Vines in Fleurie are planted at high elevation on steep slopes, and the wines embody a slightly more feminine character than others in the Beaujolais region. Floral components are also signature to these wines, so this is where you stop to smell the roses. Pair these with Ahi Tuna, prime rib or beef ravioli for your next dinner party.


Also planted at high altitudes, wines from Chiroubles tread lightly and move with a certain softness that makes them so appealing. A distinct type of sand called ‘gore’ offers optimal conditions for vines to thrive. Light in style, they’re elegant and supple with floral components. Grab a bottle of Chiroubles for your next fried chicken night, or you can also enjoy these with goat cheese and charcuterie.


Unlike many of the other wines found in Beaujolais, those from Morgon can be rather big and powerful. Decomposed schist soil sits beneath the vines, which imparts a rather earthy, austere element to the wines. This is a good starting point to begin your introduction to Beaujolais, and suggested pairings include curry chicken, grilled lamb and grilled cheese sandwiches.


The new kid on the block, Regnie was added to the Cru list in 1988. Wines found here are full of ripe red and blackberry, often fruit forward and guaranteed to be a lot of fun.

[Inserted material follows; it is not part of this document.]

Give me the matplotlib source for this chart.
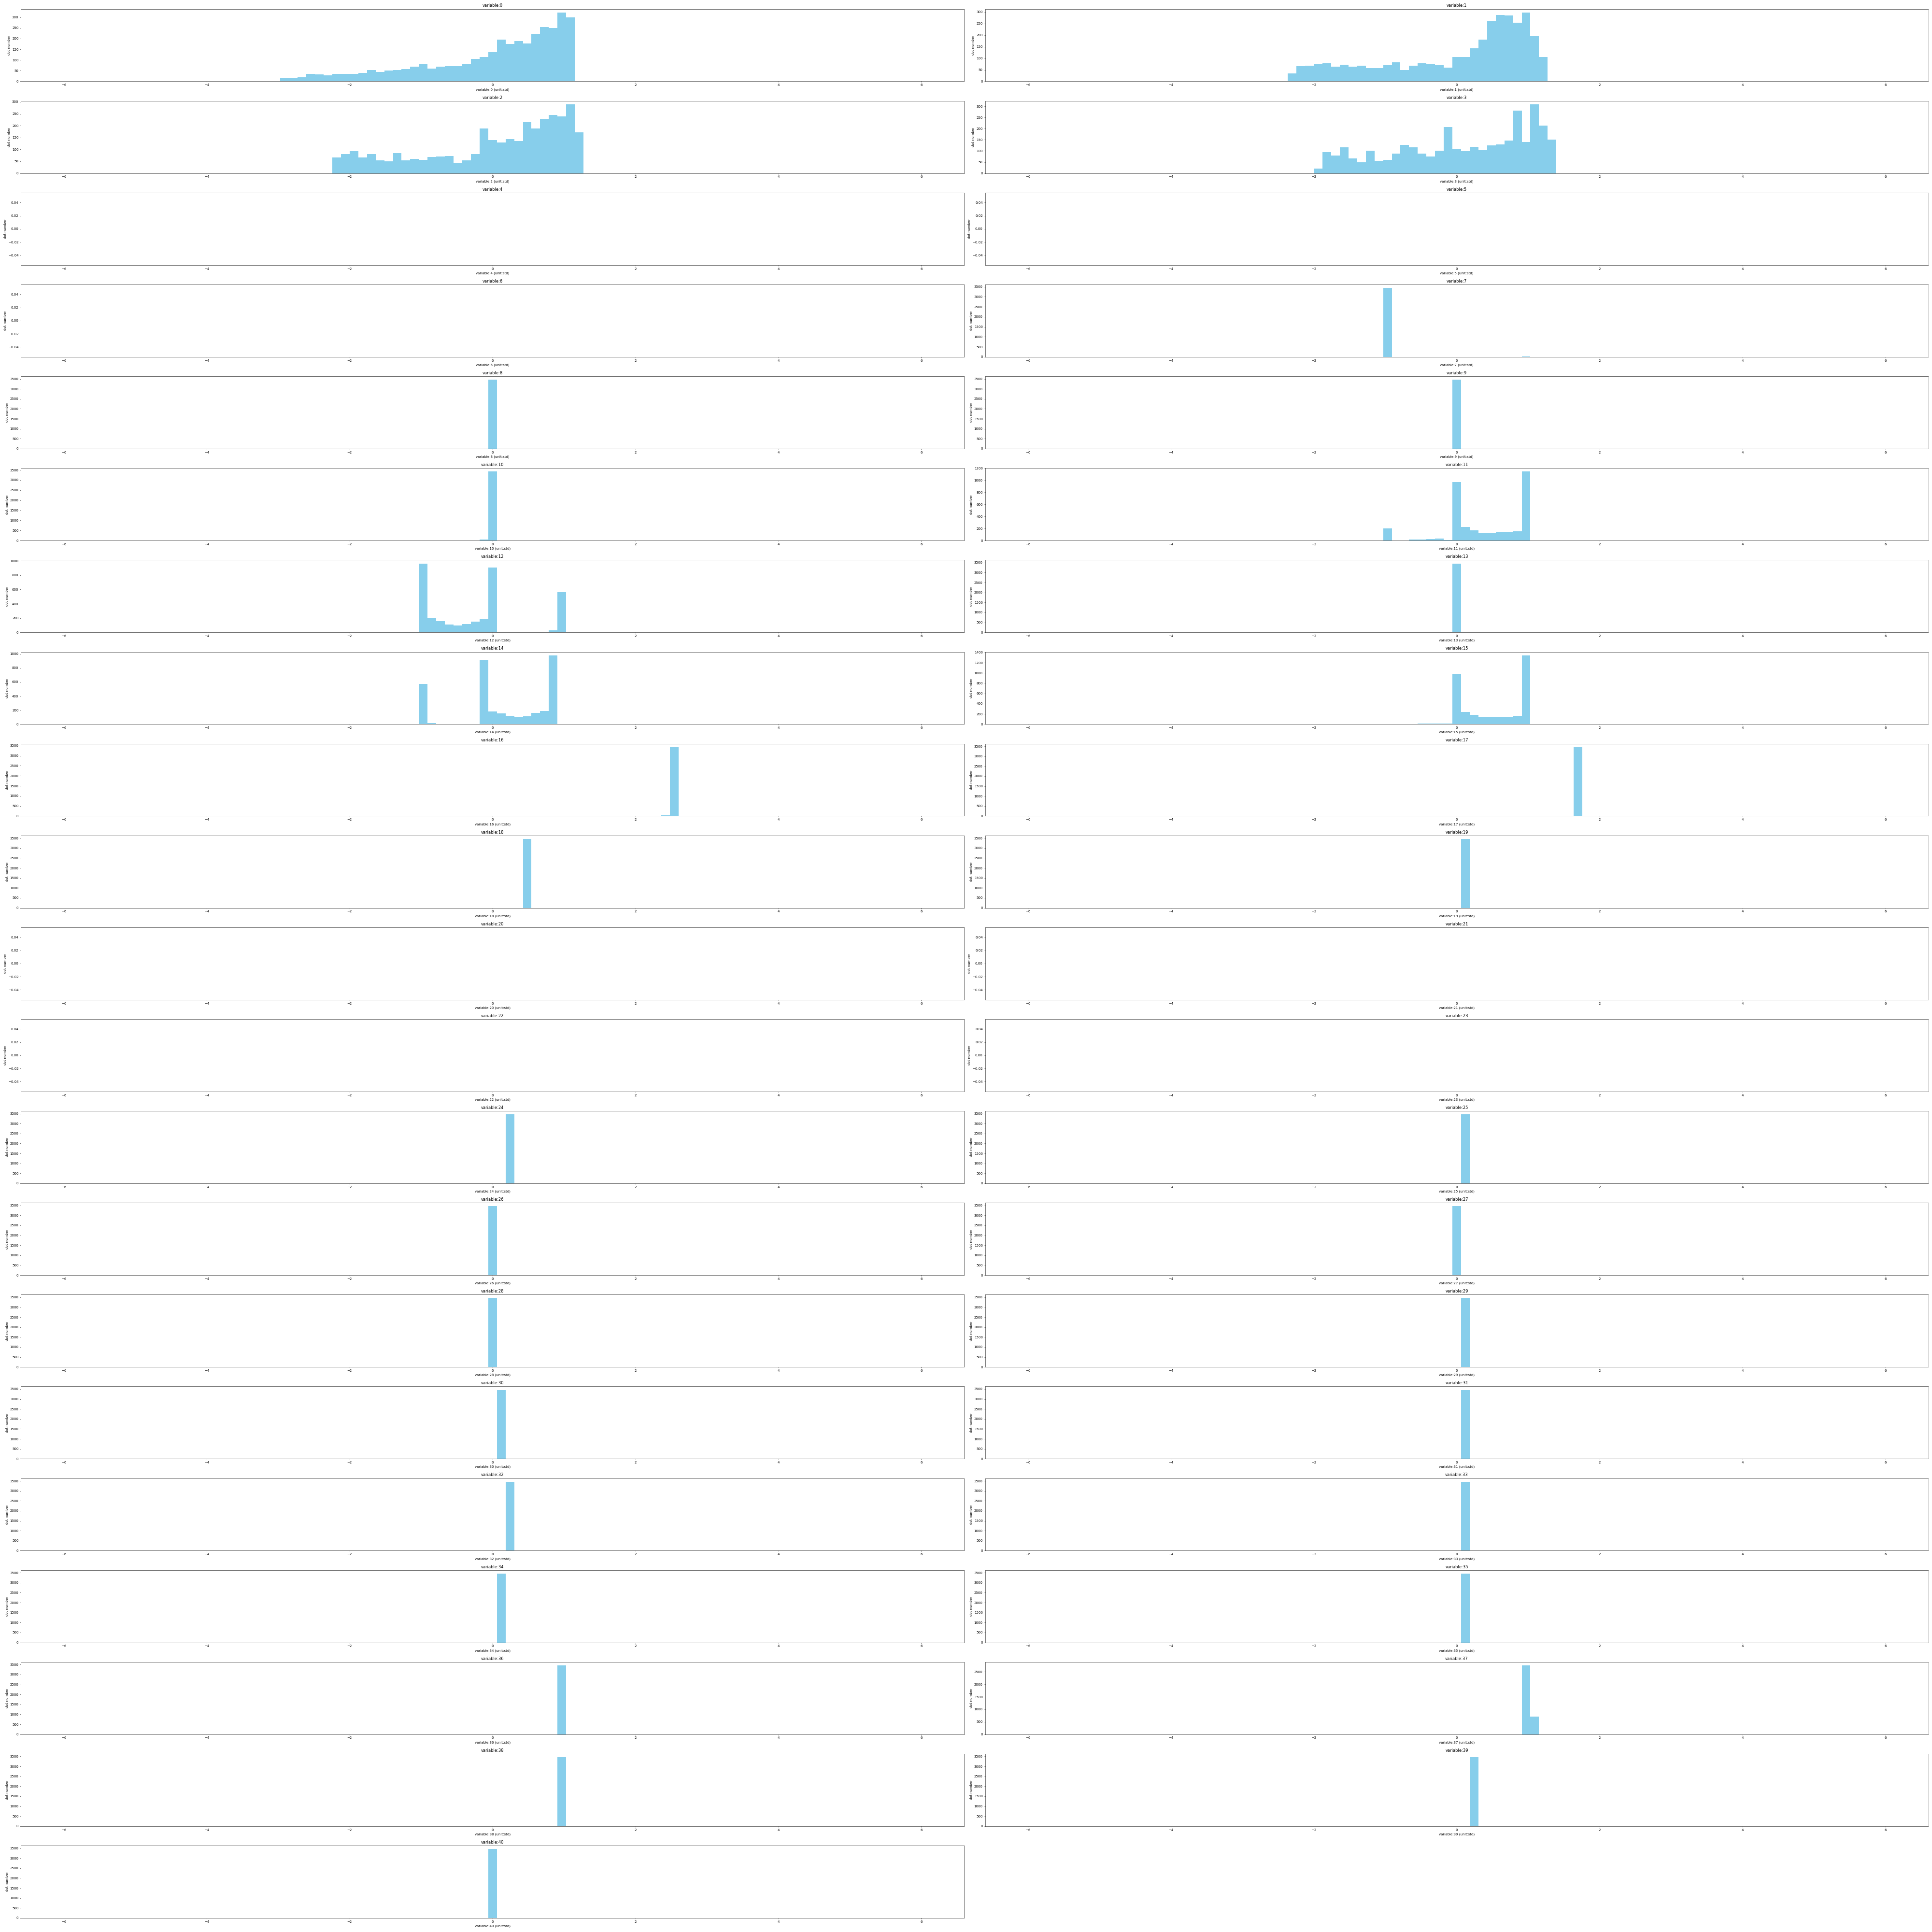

The square footage of this Cru is only 1 mile and the land sits on pink granite, which lends a rather prominent minerality to the wine. Also, a good number of producers here are using organic practices. Start off with crab dip, teriyaki chicken wings or chevre cheese.


Brouilly is one of the most recognizable Cru in Beaujolais, and it is also the largest. Wines from here boast ample flavors of fresh berry, dark cherry, plum and currant. Clay and quartz are among the four different soil types found here, so minerality is prevalent in these wines as well. They tend to lean on the lighter side and will be approachable. Enjoy with roasted garlic potatoes, Shepherd’s pie or Cornish game hens.

Cote de Brouilly

Mount Brouilly, upon which vines here are planted, is an extinct volcano, and the placement of these vines provides an ashy sort of minerality that can be very complimentary to the vibrant fruit found in the wine. These wines are juicy, round, sometimes even meaty, and possess significant aging potential. If you’re hungry now, enjoy with seared duck breast, beef stew or Dijon potato salad with bacon.
After all of this talk you must be parched, and perhaps even asking yourself when the best time might be to start drinking Beaujolais. Don’t wait until Thanksgiving. Don’t even wait for the cold weather to set in. This wine is consumable all year long it and one of its best friends is food. Now, if you’re the kind of person that just likes your grapes in the bottle, put a slight chill on this wine, find somewhere in the sun and savor every sip.